Pub Date: July 29th, 2014
ISBN: 978-1-61695-326-3
Publisher: Soho Crime

The creator of the Robert Chow mysteries (One Red Bastard, 2012, etc.), set in New York’s Chinatown in the 1970s, turns to contemporary Taiwan for this ambitious, muddled tale of murder in a culture that sees itself as both the center of the world and overshadowed by its powerful mainland rival.

In the seven years since Cheng Jing-nan last saw Julia Huang, he’s thought about her every day. After going through schools in Taipei together, the two departed for the U.S., Jing-nan for UCLA, Julia for NYU. Both of them ended up back in Taipei when Julia flunked out of college and Jing-nan returned to his father’s side during his last illness and then took over both Unknown Pleasures, the family’s food stand, and the mountain of debt his family had run up.

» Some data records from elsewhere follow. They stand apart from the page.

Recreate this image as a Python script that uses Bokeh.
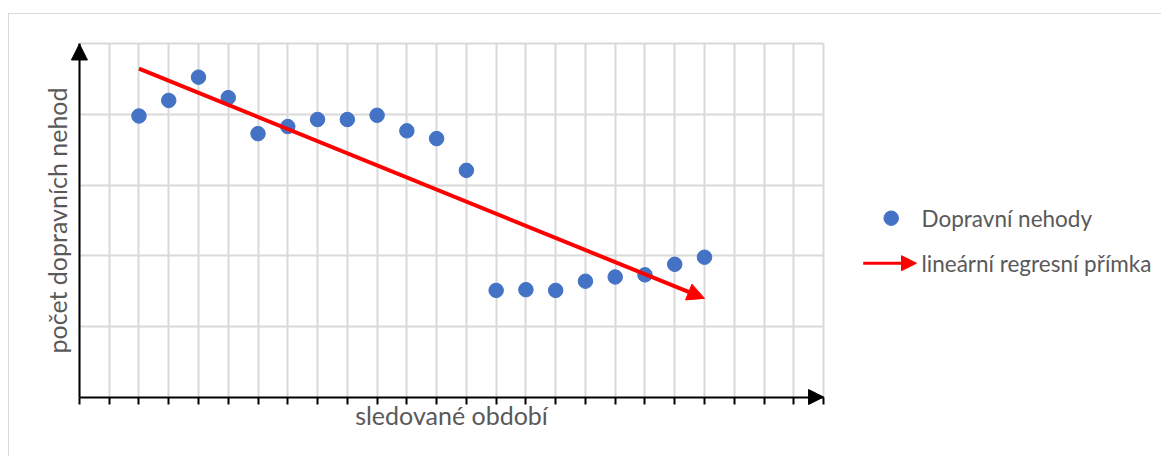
import numpy as np
from bokeh.plotting import figure
from bokeh.models import FixedTicker, Arrow, NormalHead, Range1d, LinearAxis
from bokeh.layouts import row
from bokeh.embed import file_html
from bokeh.resources import INLINE
from bokeh.core.properties import value

# ---------------- data ----------------
periods = list(range(2, 22))
accidents = [3.98, 4.20, 4.53, 4.24, 3.73, 3.83, 3.93, 3.93, 3.99, 3.77,
             3.66, 3.21, 1.51, 1.52, 1.51, 1.64, 1.70, 1.73, 1.88, 1.98]
x_ticks = list(range(0, 26))
y_ticks = [1, 2, 3, 4, 5]
x_label = "sledované období"
y_label = "počet dopravních nehod"
series_label = "Dopravní nehody"
trend_label = "lineární regresní přímka"

# linear regression computed from the data
slope, intercept = np.polyfit(periods, accidents, 1)
reg_x0, reg_x1 = periods[0], periods[-1]
reg_y0, reg_y1 = slope * reg_x0 + intercept, slope * reg_x1 + intercept

# ---------------- style ----------------
FONT = "Lato"
TEXT_COLOR = "#595959"
GRID_COLOR = "#d9d9d9"
DOT_COLOR = "#4472c4"
RED = "#ff0000"
LABEL_SIZE = "25px"
LEGEND_SIZE = "22.5px"

FIG_H = 442
BORDER_TOP, BORDER_BOTTOM = 21, 51

X0, X1 = x_ticks[0], x_ticks[-1]
Y0, Y1 = 0, y_ticks[-1]
X_PAD, Y_PAD = 0.3, 0.12

p = figure(width=831, height=FIG_H,
           x_range=Range1d(X0 - X_PAD, X1 + X_PAD),
           y_range=Range1d(Y0 - Y_PAD, Y1 + Y_PAD),
           output_backend="svg", toolbar_location=None,
           min_border_left=61, min_border_right=8,
           min_border_top=BORDER_TOP, min_border_bottom=BORDER_BOTTOM)
p.outline_line_color = None
p.background_fill_color = "white"
p.border_fill_color = "white"

xt = FixedTicker(ticks=x_ticks)
yt = FixedTicker(ticks=y_ticks)
p.xgrid.ticker = xt
p.ygrid.ticker = yt
p.xgrid.cross_bounds = (Y0, Y1)
p.ygrid.cross_bounds = (X0, X1)
for g in (p.xgrid, p.ygrid):
    g.grid_line_color = GRID_COLOR
    g.grid_line_width = 2

# title-only axes at the frame edges
xa_title = p.below[0]
ya_title = p.left[0]
for ax, lab in ((xa_title, x_label), (ya_title, y_label)):
    ax.ticker = FixedTicker(ticks=[])
    ax.axis_line_color = None
    ax.major_tick_line_color = None
    ax.minor_tick_line_color = None
    ax.major_tick_out = 0
    ax.major_tick_in = 0
    ax.minor_tick_out = 0
    ax.minor_tick_in = 0
    ax.major_label_standoff = 0
    ax.major_label_text_color = None
    ax.axis_label = lab
    ax.axis_label_text_font = FONT
    ax.axis_label_text_font_size = LABEL_SIZE
    ax.axis_label_text_font_style = "normal"
    ax.axis_label_text_color = TEXT_COLOR
xa_title.axis_label_standoff = -6
ya_title.axis_label_standoff = -1

# axis lines and ticks crossing at the origin
xa_line = LinearAxis(ticker=xt, fixed_location=Y0, bounds=(X0, X1),
                     axis_line_color="black", axis_line_width=2,
                     major_tick_out=7, major_tick_in=0,
                     major_tick_line_color="black", major_tick_line_width=2,
                     minor_tick_out=0, minor_tick_in=0, minor_tick_line_color=None,
                     major_label_text_color=None, major_label_standoff=0)
ya_line = LinearAxis(ticker=yt, fixed_location=X0, bounds=(Y0, Y1),
                     axis_line_color="black", axis_line_width=2,
                     major_tick_out=0, major_tick_in=0, major_tick_line_color=None,
                     minor_tick_out=0, minor_tick_in=0, minor_tick_line_color=None,
                     major_label_text_color=None, major_label_standoff=0)
p.add_layout(xa_line, "below")
p.add_layout(ya_line, "left")

# axis arrow heads
p.add_layout(Arrow(x_start=X0, y_start=Y0, x_end=X1, y_end=Y0, line_alpha=0,
                   end=NormalHead(size=15, fill_color="black", line_color="black")))
p.add_layout(Arrow(x_start=X0, y_start=Y0, x_end=X0, y_end=Y1, line_alpha=0,
                   end=NormalHead(size=16, fill_color="black", line_color="black")))

# data points
p.scatter(periods, accidents, size=14.5, marker="circle",
          fill_color=DOT_COLOR, line_color=DOT_COLOR)

# regression arrow
p.add_layout(Arrow(x_start=reg_x0, y_start=reg_y0, x_end=reg_x1, y_end=reg_y1,
                   line_color=RED, line_width=4,
                   end=NormalHead(size=17, fill_color=RED, line_color=RED)))

# ---------------- legend panel ----------------
# frame aligned with the main plot frame; data units = canvas pixels
LEG_W = 321
leg = figure(width=LEG_W, height=FIG_H, x_range=Range1d(0, LEG_W),
             y_range=Range1d(FIG_H - BORDER_BOTTOM, BORDER_TOP),
             output_backend="svg", toolbar_location=None,
             x_axis_type=None, y_axis_type=None,
             min_border_left=0, min_border_right=0,
             min_border_top=BORDER_TOP, min_border_bottom=BORDER_BOTTOM)
leg.outline_line_color = None
leg.grid.visible = False

LEG_SYM_X = 50.7
LEG_ARROW_X0, LEG_ARROW_X1 = 22.7, 76
LEG_TEXT_X = 81
LEG_ROW_Y = [203.7, 248.7]

leg.scatter([LEG_SYM_X], [LEG_ROW_Y[0]], size=14.5, marker="circle",
            fill_color=DOT_COLOR, line_color=DOT_COLOR)
leg.add_layout(Arrow(x_start=LEG_ARROW_X0, y_start=LEG_ROW_Y[1],
                     x_end=LEG_ARROW_X1, y_end=LEG_ROW_Y[1],
                     line_color=RED, line_width=3,
                     end=NormalHead(size=15, fill_color=RED, line_color=RED)))
leg.text(x=[LEG_TEXT_X, LEG_TEXT_X], y=LEG_ROW_Y, text=[series_label, trend_label],
         text_font=value(FONT), text_font_size=LEGEND_SIZE, text_color=TEXT_COLOR,
         text_baseline="middle", text_align="left")

layout = row(p, leg, styles={"margin-left": "8px", "margin-top": "13px",
                             "border-top": "1px solid #d9d9d9",
                             "border-left": "1px solid #d9d9d9"})
open("out.html", "w").write(file_html(layout, INLINE))
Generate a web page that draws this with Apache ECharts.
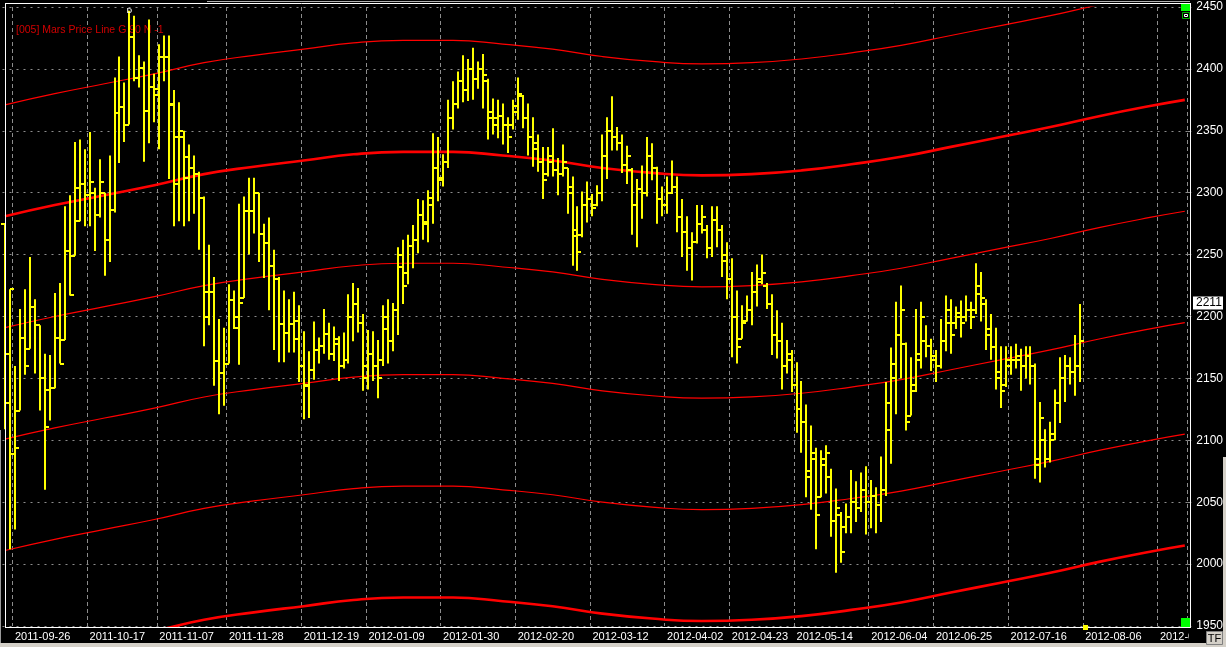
<!DOCTYPE html>
<html><head><meta charset="utf-8">
<script src="https://cdn.jsdelivr.net/npm/echarts@6/dist/echarts.min.js"></script>
<style>html,body{margin:0;padding:0;background:#000;overflow:hidden}#c{width:1226px;height:647px}</style>
</head><body><div id="c"></div>
<script>
// ---- calendar / categories ----
const tradingStart = '2011-09-22';
const slotCount = 238;
const holidays = ['2011-11-01','2011-11-24','2011-12-26','2012-01-02','2012-04-06','2012-04-09','2012-05-01','2012-05-07','2012-06-04','2012-06-05'];
const tickDates = ['2011-09-26','2011-10-17','2011-11-07','2011-11-28','2011-12-19','2012-01-09','2012-01-30','2012-02-20','2012-03-12','2012-04-02','2012-04-23','2012-05-14','2012-06-04','2012-06-25','2012-07-16','2012-08-06','2012-08-27'];

// ---- OHLC values (one per trading day) ----
const opens = [
2275,2170,2089,2124,2183,2174,2208,2193,2150,2141,
2142,2183,2181,2253,2249,2277,2307,2298,2300,2282,
2300,2262,2286,2364,2369,2355,2426,2393,2401,2366,
2385,2379,2410,2410,2371,2345,2345,2329,2320,2315,
2296,2220,2220,2164,2154,2162,2213,2191,2215,2285,
2285,2300,2267,2259,2241,2230,2194,2187,2194,2182,
2160,2145,2157,2173,2176,2186,2170,2178,2160,2165,
2200,2210,2195,2160,2170,2160,2165,2190,2180,2205,
2240,2235,2257,2262,2282,2275,2290,2320,2312,2325,
2360,2372,2390,2383,2400,2392,2400,2390,2360,2355,
2362,2355,2355,2365,2378,2360,2345,2335,2325,2315,
2325,2318,2315,2320,2305,2265,2266,2290,2295,2290,
2300,2330,2350,2345,2340,2322,2318,2290,2303,2300,
2330,2320,2295,2290,2300,2305,2280,2268,2255,2260,
2275,2270,2255,2278,2270,2250,2230,2200,2182,2196,
2205,2220,2230,2225,2210,2185,2180,2160,2165,2145,
2125,2115,2075,2085,2054,2080,2070,2035,2040,2030,
2038,2050,2045,2060,2050,2055,2048,2060,2108,2150,
2185,2178,2120,2145,2165,2180,2176,2165,2160,2180,
2195,2195,2200,2200,2205,2205,2218,2210,2190,2175,
2150,2145,2160,2165,2165,2160,2168,2160,2085,2100,
2085,2105,2130,2150,2160,2155,2160];
const highs = [
2275,2222,2160,2206,2222,2248,2214,2193,2170,2169,
2219,2227,2289,2298,2341,2343,2335,2349,2304,2327,
2300,2330,2393,2410,2389,2447,2443,2411,2406,2440,
2396,2420,2427,2427,2383,2373,2350,2339,2330,2317,
2297,2258,2232,2198,2191,2226,2221,2291,2297,2312,
2312,2300,2275,2280,2254,2232,2221,2214,2220,2209,
2188,2172,2196,2183,2206,2195,2192,2184,2187,2218,
2227,2223,2202,2189,2188,2181,2209,2214,2211,2256,
2262,2266,2274,2295,2294,2302,2348,2345,2331,2375,
2390,2398,2411,2408,2417,2406,2412,2392,2376,2375,
2372,2361,2375,2393,2379,2372,2361,2347,2337,2337,
2352,2328,2339,2320,2313,2289,2301,2309,2299,2306,
2347,2361,2378,2353,2347,2338,2320,2311,2322,2345,
2340,2321,2305,2313,2326,2313,2295,2281,2268,2290,
2290,2274,2289,2289,2274,2260,2247,2221,2209,2217,
2236,2242,2250,2227,2218,2205,2195,2181,2173,2163,
2148,2129,2112,2094,2092,2096,2077,2061,2042,2049,
2076,2067,2074,2079,2068,2062,2087,2147,2175,2212,
2225,2179,2167,2206,2212,2193,2182,2173,2198,2217,
2214,2208,2213,2217,2212,2243,2236,2214,2202,2191,
2176,2176,2176,2178,2174,2176,2176,2162,2131,2109,
2115,2141,2167,2169,2167,2185,2210];
const lows = [
2109,2012,2028,2124,2153,2174,2154,2124,2060,2116,
2142,2162,2181,2217,2249,2277,2273,2273,2253,2280,
2233,2244,2284,2324,2341,2355,2390,2385,2325,2340,
2357,2335,2390,2311,2273,2277,2273,2277,2283,2254,
2176,2193,2144,2121,2128,2162,2190,2161,2215,2250,
2267,2244,2231,2205,2173,2163,2163,2171,2171,2147,
2117,2118,2149,2162,2170,2165,2164,2148,2158,2162,
2180,2187,2140,2141,2148,2134,2160,2162,2172,2185,
2210,2226,2239,2251,2262,2260,2275,2293,2305,2320,
2351,2368,2373,2374,2375,2384,2368,2343,2347,2344,
2339,2332,2351,2359,2352,2330,2321,2317,2295,2313,
2313,2298,2313,2283,2241,2237,2264,2276,2281,2289,
2293,2311,2334,2334,2316,2307,2266,2256,2279,2297,
2310,2275,2281,2283,2299,2268,2248,2237,2229,2259,
2267,2247,2248,2256,2232,2214,2167,2162,2182,2196,
2193,2208,2226,2206,2169,2166,2141,2154,2139,2106,
2090,2054,2044,2012,2054,2057,2022,1993,2001,2025,
2025,2034,2042,2024,2029,2025,2034,2055,2081,2121,
2150,2108,2120,2139,2158,2167,2156,2147,2158,2172,
2170,2190,2183,2196,2190,2202,2196,2173,2165,2141,
2126,2143,2153,2158,2140,2150,2145,2069,2066,2078,
2082,2100,2114,2131,2145,2136,2147];
const closes = [
2130,2222,2094,2183,2160,2208,2193,2150,2111,2142,
2183,2162,2253,2217,2304,2307,2298,2309,2282,2309,
2262,2286,2364,2369,2355,2426,2393,2401,2366,2385,
2384,2410,2410,2372,2307,2350,2312,2320,2315,2296,
2200,2220,2164,2154,2162,2213,2200,2211,2285,2285,
2300,2267,2259,2241,2230,2194,2187,2194,2196,2160,
2144,2157,2173,2176,2186,2170,2182,2160,2165,2200,
2210,2195,2150,2170,2160,2150,2200,2180,2205,2250,
2225,2257,2262,2282,2276,2296,2320,2310,2325,2360,
2372,2390,2383,2400,2392,2400,2395,2365,2360,2362,
2355,2345,2370,2380,2360,2345,2340,2325,2310,2330,
2318,2315,2325,2300,2270,2252,2290,2295,2288,2300,
2330,2350,2345,2340,2322,2330,2290,2303,2300,2330,
2320,2295,2290,2300,2305,2280,2268,2255,2260,2275,
2280,2255,2278,2270,2245,2230,2200,2175,2195,2205,
2220,2228,2235,2210,2185,2180,2160,2170,2145,2125,
2115,2070,2090,2040,2085,2090,2035,2045,2010,2038,
2050,2045,2060,2050,2055,2048,2060,2130,2162,2185,
2205,2115,2140,2170,2200,2176,2168,2160,2180,2205,
2185,2203,2195,2205,2200,2225,2215,2185,2175,2155,
2140,2165,2165,2168,2160,2168,2160,2080,2118,2085,
2100,2130,2150,2160,2155,2160,2180];

// ---- Mars price lines (read at every 10th slot, last slot 237) ----
const marsSampleIdx = [0,10,20,30,40,50,60,70,80,90,100,110,120,130,140,150,160,170,180,190,200,210,220,230,237];
const marsLineP90  = [2371,2380,2388,2396,2405,2411,2416,2421,2423,2423,2420,2416,2410,2406,2404,2405,2408,2413,2419,2427,2435,2443,2452,2460,2465];
const marsLine0    = [2281,2290,2298,2306,2315,2321,2326,2331,2333,2333,2330,2326,2320,2316,2314,2315,2318,2323,2329,2337,2345,2353,2362,2370,2375];
const marsLineM90  = [2191,2200,2208,2216,2225,2231,2236,2241,2243,2243,2240,2236,2230,2226,2224,2225,2228,2233,2239,2247,2255,2263,2272,2280,2285];
const marsLineM180 = [2101,2110,2118,2126,2135,2141,2146,2151,2153,2153,2150,2146,2140,2136,2134,2135,2138,2143,2149,2157,2165,2173,2182,2190,2195];
const marsLineM270 = [2011,2020,2028,2036,2045,2051,2056,2061,2063,2063,2060,2056,2050,2046,2044,2045,2048,2053,2059,2067,2075,2083,2092,2100,2105];
const marsLineM360 = [1921,1930,1938,1946,1955,1961,1966,1971,1973,1973,1970,1966,1960,1956,1954,1955,1958,1963,1969,1977,1985,1993,2002,2010,2015];

const currentPrice = 2211;
const titleText = '[005] Mars Price Line G 90 N -1';
const highMarkIndex = 25; // bar with the "D" marker
const nextBarIndex = 217; // small yellow marker at bottom

// ---- build categories ----
const categories = [];
(function(){
  const d = new Date(tradingStart + 'T00:00:00Z');
  while (categories.length < slotCount) {
    const wd = d.getUTCDay();
    const s = d.toISOString().slice(0,10);
    if (wd !== 0 && wd !== 6 && holidays.indexOf(s) < 0) categories.push(s);
    d.setUTCDate(d.getUTCDate() + 1);
  }
})();
const labelAt = new Map();
tickDates.forEach(t => { const i = categories.findIndex(c => c >= t); if (i >= 0) labelAt.set(i, t); });

const ohlcData = opens.map((o, i) => [i, o, highs[i], lows[i], closes[i]]);

const FONT = '"Liberation Sans", Arial, sans-serif';
const chart = echarts.init(document.getElementById('c'), null, {renderer: 'canvas'});

function marsSeries(vals, w) {
  return {
    type: 'line', data: marsSampleIdx.map((ix, n) => [ix, vals[n]]),
    smooth: true, symbol: 'none', silent: true, z: 2, clip: true,
    lineStyle: {color: '#ff0000', width: w}
  };
}

const titleGraphic = {type: 'text', z: 1, style: {text: titleText, x: 16, y: 30, fill: '#d20000', font: '10.5px ' + FONT, textVerticalAlign: 'middle', verticalAlign: 'middle'}};

chart.setOption({
  backgroundColor: '#000000',
  animation: false,
  grid: {left: 2.5, right: 33.5, top: 7, bottom: 21, containLabel: false, show: false},
  xAxis: {
    type: 'category', data: categories, boundaryGap: true,
    axisLine: {show: false}, axisTick: {show: false},
    axisLabel: {
      interval: (i) => labelAt.has(i),
      formatter: (v, i) => labelAt.get(i) || '',
      color: '#ffffff', fontSize: 11, fontFamily: FONT, align: 'left', margin: 5
    },
    splitLine: {show: true, interval: (i) => labelAt.has(i), lineStyle: {color: '#8c8c8c', width: 1, type: [4, 3]}}
  },
  yAxis: {
    type: 'value', position: 'right', min: 1950, max: 2450, interval: 50,
    axisLine: {show: false},
    axisTick: {show: true, length: 4, lineStyle: {color: '#8c8c8c'}},
    axisLabel: {color: '#ffffff', fontSize: 12, fontFamily: FONT, margin: 9, showMinLabel: true, showMaxLabel: true, formatter: (v) => String(v)},
    splitLine: {show: true, lineStyle: {color: '#8c8c8c', width: 1, type: [2, 5]}}
  },
  graphic: [titleGraphic],
  series: [
    marsSeries(marsLineP90, 1.2),
    marsSeries(marsLine0, 2.6),
    marsSeries(marsLineM90, 1.2),
    marsSeries(marsLineM180, 1.2),
    marsSeries(marsLineM270, 1.2),
    marsSeries(marsLineM360, 2.6),
    {
      type: 'custom', z: 5, clip: false,
      encode: {x: 0, y: [1, 2, 3, 4]},
      data: ohlcData,
      renderItem: function (params, api) {
        const idx = api.value(0);
        const x = Math.round(api.coord([idx, api.value(2)])[0]);
        const yH = api.coord([idx, api.value(2)])[1];
        const yL = api.coord([idx, api.value(3)])[1];
        const yO = Math.round(api.coord([idx, api.value(1)])[1]);
        const yC = Math.round(api.coord([idx, api.value(4)])[1]);
        const st = {stroke: '#ffff00', lineWidth: 2, lineCap: 'butt'};
        return {type: 'group', children: [
          {type: 'line', shape: {x1: x, y1: yH, x2: x, y2: yL}, style: st},
          {type: 'line', shape: {x1: x - 4, y1: yO, x2: x, y2: yO}, style: st},
          {type: 'line', shape: {x1: x, y1: yC, x2: x + 4, y2: yC}, style: st}
        ]};
      }
    },
    {
      type: 'scatter', z: 6, symbolSize: 1, itemStyle: {color: 'rgba(0,0,0,0)'},
      data: [[highMarkIndex, highs[highMarkIndex]]],
      label: {show: true, formatter: 'D', position: 'inside', color: '#ffffff', fontSize: 8, fontWeight: 'bold', fontFamily: FONT}
    }
  ]
});

const yCur = chart.convertToPixel({yAxisIndex: 0}, currentPrice);
const xNext = chart.convertToPixel({xAxisIndex: 0}, nextBarIndex);

chart.setOption({
  graphic: [
    titleGraphic,
    // window frame lines
    {type: 'rect', z: 100, shape: {x: 0, y: 643, width: 1226, height: 4}, style: {fill: '#d4d0c8'}},
    {type: 'rect', z: 100, shape: {x: 1223, y: 457, width: 3, height: 190}, style: {fill: '#d4d0c8'}},
    {type: 'rect', z: 100, shape: {x: 0, y: 430, width: 1, height: 213}, style: {fill: '#9a9a9a'}},
    {type: 'line', z: 100, shape: {x1: 207, y1: 1.5, x2: 1190, y2: 1.5}, style: {stroke: '#b0b0b0', lineWidth: 1}},
    // plot border
    {type: 'line', z: 100, shape: {x1: 5, y1: 3.5, x2: 1191, y2: 3.5}, style: {stroke: '#ffffff', lineWidth: 1}},
    {type: 'line', z: 100, shape: {x1: 5.5, y1: 3, x2: 5.5, y2: 627}, style: {stroke: '#ffffff', lineWidth: 1}},
    {type: 'line', z: 100, shape: {x1: 1190.5, y1: 3, x2: 1190.5, y2: 628}, style: {stroke: '#ffffff', lineWidth: 1}},
    {type: 'line', z: 100, shape: {x1: 5, y1: 627.5, x2: 1191, y2: 627.5}, style: {stroke: '#ffffff', lineWidth: 1}},
    // mask for clipped last date label
    {type: 'rect', z: 101, shape: {x: 1189, y: 630, width: 34, height: 13}, style: {fill: '#000000'}},
    // TF button
    {type: 'rect', z: 102, shape: {x: 1206.5, y: 631.5, width: 16, height: 13}, style: {fill: '#d4d0c8', stroke: '#808080', lineWidth: 1}},
    {type: 'text', z: 103, style: {text: 'TF', x: 1214.5, y: 638.5, fill: '#000000', font: '11px ' + FONT, textAlign: 'center', textVerticalAlign: 'middle', align: 'center', verticalAlign: 'middle'}},
    // green squares
    {type: 'rect', z: 102, shape: {x: 1181, y: 4, width: 9, height: 7}, style: {fill: '#00ff00'}},
    {type: 'rect', z: 102, shape: {x: 1182.5, y: 12.5, width: 7, height: 6}, style: {fill: '#000000', stroke: '#00b000', lineWidth: 1}},
    {type: 'rect', z: 103, shape: {x: 1184.5, y: 14.5, width: 3, height: 2}, style: {fill: '#000000', stroke: '#ffffff', lineWidth: 1}},
    {type: 'rect', z: 102, shape: {x: 1181, y: 618, width: 9, height: 9}, style: {fill: '#00ff00'}},
    // next-bar yellow marker
    {type: 'rect', z: 102, shape: {x: Math.round(xNext) - 2, y: 625, width: 5, height: 5}, style: {fill: '#ffff00'}},
    // current price box
    {type: 'rect', z: 102, shape: {x: 1193, y: Math.round(yCur) - 6.5, width: 30, height: 13}, style: {fill: '#ffffff'}},
    {type: 'text', z: 103, style: {text: String(currentPrice), x: 1196, y: Math.round(yCur), fill: '#000000', font: '12px ' + FONT, textVerticalAlign: 'middle', verticalAlign: 'middle'}}
  ]
});
</script>
</body></html>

But they didn’t end up together, although Jing-nan always intended to return to Julia the minute he was in a position to marry her. Now he’s missed his chance. Julia’s been found shot to death at the side of a highway in the scanty costume of a betel-nut girl, one step removed from a prostitute. Dazed with grief, Jing-nan seems like the most unlikely investigator ever. Nor is he the cleverest or the most resourceful detective. But his questioning of his old schoolmates gradually reveals unwelcome news about some of the people he thought he’d known best, including Julia herself. At the same time, his sex-first romance with music-store clerk Nancy Han, formerly the mistress of a disgraced financier, forces him to face some equally unsparing revelations about himself and the love he cherished for a woman he hadn’t seen since they graduated from high school together.

The teeming Taipei setting and the tormented hero combine to create a furious energy that transcends a whodunit plot too mundane even to capture Jing-nan’s full attention.